Offer useful knowledge
He shared European mathematics, astronomy and cartography, including an updated world map that reshaped how educated Chinese viewed the globe.
Win support at court
His approach earned him a welcome among scholar-officials and eventually access to the Ming court itself, opening a channel for further Jesuit missionaries.
Ricci offered maps and mathematics before he ever mentioned his God.
This exchange went both ways. Jesuits translated European works on astronomy and mathematics into Chinese, and helped reform the Chinese calendar using more accurate calculations.
At the same time, Ming China already had its own strong scientific and technical traditions — printing, gunpowder weapons, and detailed craft knowledge recorded in encyclopaedic technical books such as the Tiangong Kaiwu ('The Exploitation of the Works of Nature'), published in 1637.
- Cartography — Jesuit world maps introduced new geographic knowledge, showing China its place within a far larger world
- Calendar reform — Jesuit astronomers helped correct and refine the official Chinese calendar, used for both farming and ritual
- Chinese technical works — books like the Tiangong Kaiwu (1637) recorded advanced Chinese farming, mining and manufacturing know-how
- Printing — the Ming had a long tradition of woodblock printing, spreading books, exam guides and technical knowledge widely
The state's caution over religion: Ming rulers welcomed Jesuit science but stayed wary of the religion attached to it. Christianity gained only a small number of converts, mostly among officials and their households, and always remained a minority faith watched carefully by the state.

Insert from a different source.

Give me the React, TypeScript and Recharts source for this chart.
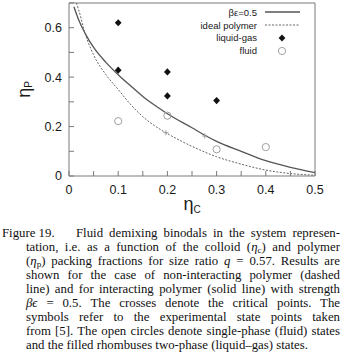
import { ComposedChart, Line, Scatter, XAxis, YAxis, Legend } from 'recharts'

// binodal, interacting polymer (beta eps = 0.5)
const etaCSolid = [0.01, 0.02, 0.0325, 0.05, 0.075, 0.1, 0.125, 0.15, 0.175, 0.2, 0.25, 0.276, 0.3, 0.35, 0.4, 0.45, 0.5]
const etaPSolid = [0.685, 0.63, 0.578, 0.52, 0.46, 0.41, 0.365, 0.322, 0.285, 0.252, 0.195, 0.165, 0.14, 0.1, 0.062, 0.035, 0.014]

// binodal, ideal polymer
const etaCIdeal = [0.015, 0.02, 0.0325, 0.05, 0.075, 0.1, 0.125, 0.15, 0.175, 0.197, 0.25, 0.3, 0.35, 0.4, 0.45, 0.5]
const etaPIdeal = [0.7, 0.67, 0.578, 0.49, 0.41, 0.35, 0.29, 0.24, 0.202, 0.175, 0.12, 0.078, 0.048, 0.024, 0.01, 0.003]

const liquidGasC = [0.1, 0.1, 0.2, 0.2, 0.3]
const liquidGasP = [0.62, 0.428, 0.421, 0.324, 0.305]

const fluidC = [0.1, 0.2, 0.3, 0.4]
const fluidP = [0.222, 0.244, 0.108, 0.117]

const criticalC = [0.197, 0.276]
const criticalP = [0.175, 0.162]

const xTicks = [0, 0.05, 0.1, 0.15, 0.2, 0.25, 0.3, 0.35, 0.4, 0.45, 0.5]
const yTicks = [0, 0.1, 0.2, 0.3, 0.4, 0.5, 0.6, 0.7]

const zip = (xs: number[], ys: number[]) => xs.map((x, i) => ({ x, y: ys[i] }))

const solidData = zip(etaCSolid, etaPSolid)
const idealData = zip(etaCIdeal, etaPIdeal)
const liquidGasData = zip(liquidGasC, liquidGasP)
const fluidData = zip(fluidC, fluidP)
const criticalData = zip(criticalC, criticalP)

const SANS = '"Liberation Sans", Arial, sans-serif'
const SERIF = '"Liberation Serif", "Times New Roman", serif'
const FRAME = '#7a7a7a'

const Diamond = (p: any) => (
    <path
        d={`M${p.cx},${p.cy - 3.6}L${p.cx + 3.4},${p.cy}L${p.cx},${p.cy + 3.6}L${p.cx - 3.4},${p.cy}Z`}
        fill="#111"
    />
)

const OpenCircle = (p: any) => (
    <circle cx={p.cx} cy={p.cy} r={3.6} fill="none" stroke="#a0a0a0" strokeWidth={1} />
)

const Cross = (p: any) => (
    <path
        d={`M${p.cx - 2.5},${p.cy}H${p.cx + 2.5}M${p.cx},${p.cy - 2.5}V${p.cy + 2.5}`}
        stroke="#999"
        strokeWidth={1}
    />
)

const xFmt = (v: number) => (Math.round(v * 100) % 10 === 0 ? String(v) : '')
const yFmt = (v: number) => (Math.round(v * 10) % 2 === 0 && v < 0.65 ? String(v) : '')

const tickStyle = { fontSize: 12.5, fontFamily: SANS, fill: '#1a1a1a' }

const YLabel = (props: any) => {
    const vb = props.viewBox
    const cx = 24
    const cy = vb.y + vb.height / 2
    return (
        <text
            x={cx}
            y={cy}
            transform={`rotate(-90, ${cx}, ${cy})`}
            textAnchor="middle"
            dominantBaseline="central"
            fontFamily={SANS}
            fontSize={18}
            fill="#1a1a1a"
        >
            η<tspan fontSize={10} dy={4}>P</tspan>
        </text>
    )
}

const XLabel = (props: any) => {
    const vb = props.viewBox
    const cx = vb.x + vb.width / 2
    return (
        <text x={cx} y={210} textAnchor="middle" fontFamily={SANS} fontSize={18} fill="#1a1a1a">
            η<tspan fontSize={10} dy={3}>C</tspan>
        </text>
    )
}

const legendRows = [
    { name: 'βε=0.5', kind: 'solid' },
    { name: 'ideal polymer', kind: 'dashed' },
    { name: 'liquid-gas', kind: 'diamond' },
    { name: 'fluid', kind: 'circle' },
]

const LegendBox = () => (
    <div style={{ fontFamily: SANS, fontSize: 9.5, color: '#1a1a1a' }}>
        {legendRows.map((r) => (
            <div key={r.name} style={{ display: 'flex', alignItems: 'center', height: 12.8 }}>
                <div style={{ width: 77, textAlign: 'right', whiteSpace: 'nowrap' }}>{r.name}</div>
                <svg width={44} height={12} style={{ display: 'block' }}>
                    {r.kind === 'solid' && <line x1={8} x2={43} y1={6} y2={6} stroke="#555" strokeWidth={1.3} />}
                    {r.kind === 'dashed' && (
                        <line x1={8} x2={43} y1={6} y2={6} stroke="#666" strokeWidth={1} strokeDasharray="2 1.5" />
                    )}
                    {r.kind === 'diamond' && <Diamond cx={25} cy={6} />}
                    {r.kind === 'circle' && <OpenCircle cx={25} cy={6} />}
                </svg>
            </div>
        ))}
    </div>
)

const Chart = () => (
    <ComposedChart width={343} height={216} margin={{ top: 2, right: 27, left: 0, bottom: 0 }}>
        <XAxis
            dataKey="x"
            type="number"
            domain={[0, 0.5]}
            ticks={xTicks}
            tickFormatter={xFmt}
            interval={0}
            height={40}
            tickSize={-5}
            tickMargin={14}
            stroke={FRAME}
            tick={tickStyle}
            label={{ content: XLabel }}
        />
        <XAxis
            xAxisId="top"
            orientation="top"
            dataKey="x"
            type="number"
            domain={[0, 0.5]}
            ticks={xTicks}
            tickFormatter={() => ''}
            interval={0}
            height={1}
            tickSize={-5}
            stroke={FRAME}
        />
        <YAxis
            dataKey="y"
            type="number"
            domain={[0, 0.7]}
            ticks={yTicks}
            tickFormatter={yFmt}
            interval={0}
            width={69}
            tickSize={-5}
            tickMargin={12}
            stroke={FRAME}
            tick={tickStyle}
            allowDataOverflow
            label={{ content: YLabel }}
        />
        <YAxis
            yAxisId="right"
            orientation="right"
            dataKey="y"
            type="number"
            domain={[0, 0.7]}
            ticks={yTicks}
            tickFormatter={() => ''}
            interval={0}
            width={1}
            tickSize={-5}
            stroke={FRAME}
        />
        <Legend
            layout="vertical"
            verticalAlign="middle"
            align="center"
            content={<LegendBox />}
            wrapperStyle={{ top: 6, left: 180, width: 125 }}
        />
        <Line
            data={solidData}
            dataKey="y"
            type="monotone"
            stroke="#555"
            strokeWidth={1.3}
            dot={false}
            isAnimationActive={false}
            legendType="none"
        />
        <Line
            data={idealData}
            dataKey="y"
            type="monotone"
            stroke="#666"
            strokeWidth={1}
            strokeDasharray="2 1.5"
            dot={false}
            isAnimationActive={false}
            legendType="none"
        />
        <Scatter data={criticalData} dataKey="y" shape={Cross} isAnimationActive={false} legendType="none" />
        <Scatter data={liquidGasData} dataKey="y" shape={Diamond} isAnimationActive={false} legendType="none" />
        <Scatter data={fluidData} dataKey="y" shape={OpenCircle} isAnimationActive={false} legendType="none" />
    </ComposedChart>
)

const Sub = ({ children }: { children: string }) => (
    <span style={{ fontSize: '0.72em', position: 'relative', top: '0.25em' }}>{children}</span>
)

const captionLines = [
    <>tation, i.e. as a function of the colloid (<i>η</i><Sub>c</Sub>) and polymer</>,
    <>(<i>η</i><Sub>p</Sub>) packing fractions for size ratio <i>q</i> = 0.57. Results are</>,
    <>shown for the case of non-interacting polymer (dashed</>,
    <>line) and for interacting polymer (solid line) with strength</>,
    <><i>βϵ</i> = 0.5. The crosses denote the critical points. The</>,
    <>symbols refer to the experimental state points taken</>,
    <>from [5]. The open circles denote single-phase (fluid) states</>,
    <>and the filled rhombuses two-phase (liquid–gas) states.</>,
]

const lineStyle = (top: number, left: number, width: number, justify: boolean): React.CSSProperties => ({
    position: 'absolute',
    top,
    left,
    width,
    height: 14,
    lineHeight: '14px',
    whiteSpace: 'nowrap',
    textAlign: justify ? 'justify' : 'left',
    textAlignLast: justify ? 'justify' : 'left',
})

const Caption = () => (
    <div style={{ fontFamily: SERIF, fontSize: 12.8, color: '#111' }}>
        <div style={lineStyle(226, 2, 60, false)}>Figure 19.</div>
        <div style={lineStyle(226, 76, 264, true)}>Fluid demixing binodals in the system represen-</div>
        {captionLines.map((l, i) => (
            <div key={i} style={lineStyle(240 + i * 14, 26, 314, i < captionLines.length - 1)}>
                {l}
            </div>
        ))}
    </div>
)

export default function App() {
    return (
        <div style={{ position: 'absolute', left: 0, top: 0, width: 343, height: 355, background: '#fff' }}>
            <Chart />
            <Caption />
        </div>
    )
}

The imperial court's Confucian officials worried, much as later Tokugawa Japan did, that a foreign faith might carry a loyalty rivalling the emperor's own authority.
Religion and state stayed firmly linked: Confucianism remained the state's own guiding philosophy throughout the Ming, stressing hierarchy, duty and the emperor's central place. Buddhism and Daoism were tolerated as personal or popular faiths.
Christianity was tolerated only cautiously, and useful foreign knowledge was welcomed far more readily than the foreign faith that came with it.
A two-way exchange, not a one-way import: Keep both directions in mind for essays: Europe learned from China too, as Jesuit letters home spread fascination with Chinese government, philosophy and porcelain. Ming China was not a passive receiver of Western ideas but an equal partner shaping what it accepted and on what terms.